The “original” The Guild was actually already the 3rd game in the series. The first two were Die Fugger and Die Fugger 2. After that the Fugger familiy - very old money; centuries ago among the richest families in the world and therefor very powerful, even when dealing with kings - sent the publisher Sunflowers a C&D. Die Fugger 2 was basically through commercially, so a deal was struck that this game could continue to sell, but no new game could be published. Sunflowers had just hit it big time with Anno, so they saw no need to risk a law suit for a mere solid hit like Die Fugger.
Die Fugger 3 was renamed and then picked up by (I guess even sold to, but memory is foggy) Atari. Before release Atari decided AAA console games are the shit. At this point some of producers had already left for JoWooD, because they had seen the signs. The Guild went to JoWooD too, after both publishers came to an agreement.
Before and after release apparently a lot of adventures happened. The climax was that the lead designer and co-owner of the studio was kicked out of the official foums, after disclosing the slight disagreements publisher and developer had about how much patching should be done. The designer sided with the community, of course. JoWood was not amused.

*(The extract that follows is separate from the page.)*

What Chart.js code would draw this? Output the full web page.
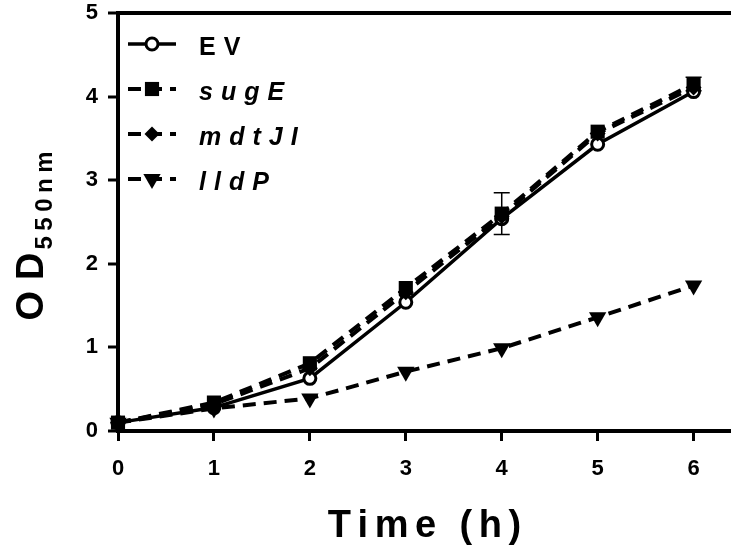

That is a wild history, Gorath! I had no idea!

Well that is interesting!

“Die Fugger” is what I usually say in PUBG matches when I’m trying to snipe.

I may pronounce it differently.

now that is some box art

This makes a lot of sense. The Guild had a lot of working pieces and paths to success, and it’s really hard to do that in a first iteration.

So this quietly came out of EA the other day. Is anyone taking one for the team? Steam reviews are decidedly mixed, but how much of that is due to the troubled development?